City Extends Benchmarking Deadline to May 31 After Cyberattack. However...

New York City

May 10, 2013 — New York City has extended its deadline for property owners and managers to provide their buildings' 2013 energy-benchmarking data, following a cyberattack late last month at the U.S. government website where that information is entered into a database. Buildings falling under the benchmarking requirements now have until May 31. However, buildings wishing to use the government's spreadsheet template for entering information into that "Portfolio Manager" database, rather than entering information manually, have only until May 15 due to the planned release of an upgraded database.

Following a cyberattack on the federal website on April 28, "The Mayor's Office of Long-Term Planning and Sustainability received a written notice from the U.S. Environmental Protection Agency (EPA) informing us of a technological deficiency in the online benchmarking tool," Sergej Mahnovski, director of that mayoral office, wrote to New York City Council and several city commissioners on April 30, a day ahead of the May 1 deadline.

Because of that attack, Mahnovski continued, "pursuant to Local Law 84 section 28-309.6, the City of New York will extend the compliance deadline until May 31, 2013."

Local Law 84 of 2009 mandates that buildings above a certain size threshold conduct an annual "benchmarking" of energy and water use. Applying to co-ops, condominiums and other privately owned buildings, it defines "benchmarking" as "input[ing] and submit[ing] to the benchmarking tool the total use of energy and water for a building for the previous calendar year and other descriptive information for such building as required by the benchmarking tool. The law directs that the bechmarking tool be the EPA's Portfolio Manager, overseen by the agency's Energy Star program.

Big Hack Attack

As the program explained, its website "experienced a cyberattack that resulted in unauthorized access to Energy Star servers. The website was immediately taken offline, and the agency began working with authorities to investigate. We are continuing to communicate with our stakeholders as we learn more about the incident."

The program added that it had not detected signs that any data was accessed, but as of today was "still investigating whether information such as energy data, names, email addresses and encrypted passwords have been accessed. We never store passwords in plain text. It is difficult to decode an encrypted password." 

The site, including the Portfolio Manager, was scheduled to be fully back online today. As a precaution, Energy Star canceled users' passwords and directed them to create new passwords at its password-reset page or its Automated Benchmarking System (ABS) page.
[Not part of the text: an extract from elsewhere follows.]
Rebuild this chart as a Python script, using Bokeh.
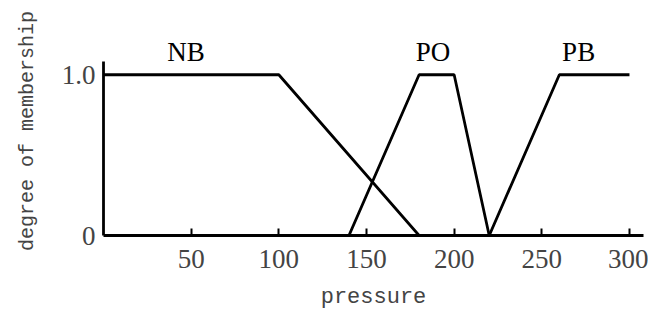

May 31? Better Make It May 15

Energy Star further warned that as of May 15, users, including condo and co-op boards and their managers, would no longer be able to submit benchmarking data through the program's "building import templates," in preparation for the release of a new, upgraded Portfolio Manager, set to launch July 10.

The templates, available at Energy Star's Import Facility Data page, allow users "to import facility [i.e. building] data into Portfolio Manager using a downloadable Excel [spreadsheet]. This minimizes manual data entry of large sets of [building] data," the program says.

No data at all will be accepted between June 26 and July 9 as Energy Star migrates its data to new servers.

New York City's benchmarking law applies only to buildings of over 50,000 square feet, or two or more on the same tax lot together exceeding 100,000 square feet, or two or more condo buildings governed by the same board and together exceeding 100,000 square feet.